▶ [Data lines]
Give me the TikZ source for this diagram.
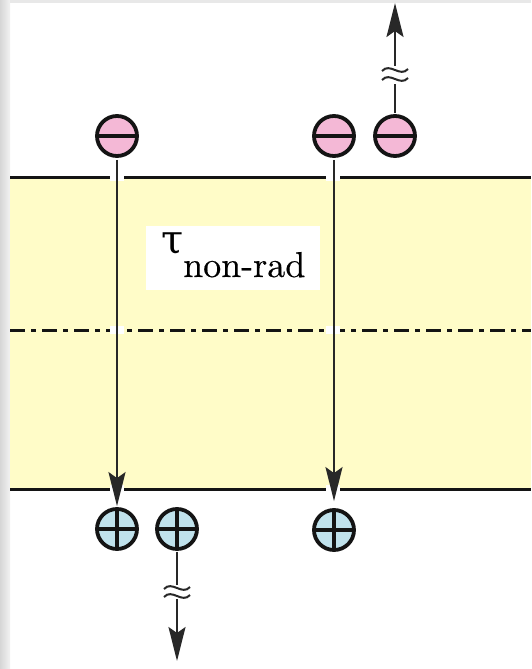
\documentclass[tikz,border=0pt]{standalone}
\usepackage{fontspec}
\newfontfamily\greekserif{DejaVu Serif}
\newfontfamily\subserif{lmroman10-regular.otf}[FakeBold=0.4]
\usetikzlibrary{arrows.meta}

\definecolor{bandfill}{RGB}{255,252,200}
\definecolor{pinkfill}{RGB}{244,184,214}
\definecolor{bluefill}{RGB}{192,226,236}
\definecolor{inkdark}{RGB}{20,20,20}
\definecolor{shaftgrey}{RGB}{40,40,40}

\tikzset{
  carrier/.style={circle, draw=inkdark, line width=3.8pt, minimum size=40pt, inner sep=0pt},
  electron/.style={carrier, fill=pinkfill,
    path picture={\draw[line width=4.2pt, draw=inkdark]
      (path picture bounding box.west) -- (path picture bounding box.east);}},
  hole/.style={carrier, fill=bluefill,
    path picture={\draw[line width=4.2pt, draw=inkdark]
      (path picture bounding box.west) -- (path picture bounding box.east)
      (path picture bounding box.north) -- (path picture bounding box.south);}},
  shaft/.style={draw=shaftgrey, line width=2.2pt},
  arr/.style={shaft, -{Stealth[length=34pt, width=17pt, inset=6pt]}},
  breakmark/.style={draw=shaftgrey, line width=2pt},
  bandline/.style={draw=inkdark, line width=3pt},
  gap/.style={fill=white},
}

\begin{document}
\begin{tikzpicture}[x=1pt, y=-1pt]
  \useasboundingbox (0,0) rectangle (531,669);
  \fill[white] (0,0) rectangle (531,669);
  % page edge shading
  \fill[left color=black!16, right color=black!5] (0,0) rectangle (10,669);
  \fill[black!9] (10,0) rectangle (531,3);

  % active layer
  \fill[bandfill] (10,177) rectangle (531,489);
  \draw[bandline] (10,177) -- (531,177);
  \draw[bandline] (10,489) -- (531,489);
  \draw[draw=inkdark, line width=3pt, dash pattern=on 15pt off 6pt on 5pt off 6pt] (10,330) -- (531,330);

  % breaks in the lines where the arrows pass
  \foreach \xx in {117,333} {
    \foreach \yy in {177,330,489} {
      \fill[gap] (\xx-7,\yy-4) rectangle (\xx+7,\yy+4);
    }
  }

  % lifetime label
  \node[fill=white, minimum width=174pt, minimum height=64pt, inner sep=0pt] (lbl) at (233,258) {};
  \node[anchor=base west, inner sep=0pt, font=\greekserif\fontsize{40}{40}\selectfont] (tau) at (161,253) {τ};
  \node[anchor=base west, inner sep=0pt, font=\subserif\bfseries\fontsize{36}{36}\selectfont] (sub) at (183,277) {non-rad};

  % carriers
  \node[electron] (m1) at (117,136) {};
  \node[electron] (m2) at (334,136) {};
  \node[electron] (m3) at (395,136) {};
  \node[hole] (p1) at (117,529) {};
  \node[hole] (p2) at (177,529) {};
  \node[hole] (p3) at (334,530) {};

  % recombination arrows
  \draw[arr, shorten <=2pt, shorten >=1pt] (m1) -- (p1);
  \draw[arr, shorten <=2pt, shorten >=7pt] (m2) -- (p3);

  % escaping electron
  \coordinate (u1) at (395,84);
  \coordinate (u2) at (395,66);
  \coordinate (utip) at (395,3);
  \draw[shaft, shorten <=1pt] (m3) -- (u1);
  \draw[arr] (u2) -- (utip);
  \foreach \yy in {70,79} {
    \draw[breakmark] (382,\yy+1) .. controls (390,\yy-8) and (400,\yy+8) .. (408,\yy-1);
  }

  % escaping hole
  \coordinate (d1) at (177,585);
  \coordinate (d2) at (177,599);
  \coordinate (dtip) at (177,661);
  \draw[shaft, shorten <=1pt] (p2) -- (d1);
  \draw[arr] (d2) -- (dtip);
  \foreach \yy in {588,596} {
    \draw[breakmark] (164,\yy+1) .. controls (172,\yy-8) and (182,\yy+8) .. (190,\yy-1);
  }
\end{tikzpicture}
\end{document}
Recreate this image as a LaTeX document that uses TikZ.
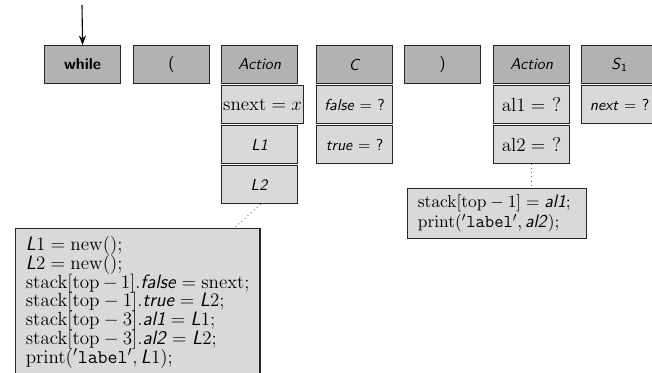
\documentclass[tikz,border=0pt]{standalone}
\usepackage{amsmath}
\usetikzlibrary{arrows.meta}
\newcommand{\sfi}[1]{\textsf{\textit{#1}}}
% tight code listing: fixed line pitch even when brackets are tall
\newcommand{\codefont}{\fontsize{12.2}{11.8}\selectfont\lineskiplimit-6pt\relax}
\begin{document}
\begin{tikzpicture}[x=0.63pt,y=-0.63pt,
  cell/.style={draw=black!85,line width=0.7pt,minimum width=47.9pt,minimum height=23.9pt,
    inner sep=0pt,anchor=north west,font=\sffamily},
  symb/.style={cell,fill=black!30},
  attr/.style={cell,fill=black!15},
  serif/.style={font=\fontsize{12.6}{14}\selectfont},
  code/.style={draw=black!85,line width=0.7pt,fill=black!15,anchor=north west,
    align=left,inner xsep=6.5pt,inner ysep=5pt},
  link/.style={dotted,black!60,line width=0.6pt}]
\useasboundingbox (0,0) rectangle (652,372);

% grammar symbols on the parser stack
\node[symb] (while) at (44,45) {\textbf{while}};
\node[symb] (lpar)  at (133,45) {(};
\node[symb] (act1)  at (221,45) {\textit{Action}};
\node[symb] (cond)  at (316,45) {\textit{C}};
\node[symb] (rpar)  at (404,45) {)};
\node[symb] (act2)  at (493,45) {\textit{Action}};
\node[symb] (stmt)  at (581,45) {\textit{S}\textsubscript{1}};

% attribute records below the symbols
\node[attr,serif,minimum width=51.7pt] (snext) at (221,85) {$\mathrm{snext} = x$};
\node[attr] (l1) at (221,125) {\textit{L1}};
\node[attr] (l2) at (221,165) {\textit{L2}};
\node[attr] (cfalse) at (316,85) {\sfi{false} $=$ ?};
\node[attr] (ctrue)  at (316,125) {\sfi{true} $=$ ?};
\node[attr,serif] (al1) at (493,85) {$\mathrm{al1} =$ ?};
\node[attr,serif] (al2) at (493,125) {$\mathrm{al2} =$ ?};
\node[attr] (snxt) at (581,85) {\sfi{next} $=$ ?};

% code of the two action records
\node[code,text width=141pt,font=\codefont] (codea) at (15,228) {%
$\sfi{L}1 = \mathrm{new}();$\\
$\sfi{L}2 = \mathrm{new}();$\\
$\mathrm{stack}[\mathrm{top}-1].\sfi{false} = \mathrm{snext};$\\
$\mathrm{stack}[\mathrm{top}-1].\sfi{true} = \sfi{L}2;$\\
$\mathrm{stack}[\mathrm{top}-3].\sfi{al1} = \sfi{L}1;$\\
$\mathrm{stack}[\mathrm{top}-3].\sfi{al2} = \sfi{L}2;$\\
$\mathrm{print}({}^{\prime}\texttt{label}^{\prime}, \sfi{L}1);$};
\node[code,text width=100pt,inner ysep=3.8pt,
      font=\fontsize{11.4}{12.8}\selectfont] (codeb) at (407,188) {%
$\mathrm{stack}[\mathrm{top}-1] = \sfi{al1};$\\
$\mathrm{print}({}^{\prime}\texttt{label}^{\prime}, \sfi{al2});$};

% input pointer
\coordinate (ptr) at (82,5);
\draw[-{Stealth[length=6pt,width=4.5pt]},line width=0.7pt] (ptr) -- (while.north);

% dotted links from the actions to their code
\draw[link] (l2.south -| codea.east) -- ([xshift=-16.5pt]codea.north east);
\draw[link] (al2.south) -- (al2.south |- codeb.north);
\end{tikzpicture}
\end{document}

▶ [Task directions] From the data, collect all lines where the string "this" appears.

▶ [Solved problem]
Give me the TikZ source for this diagram.
Recreate this image as a LaTeX document that uses TikZ.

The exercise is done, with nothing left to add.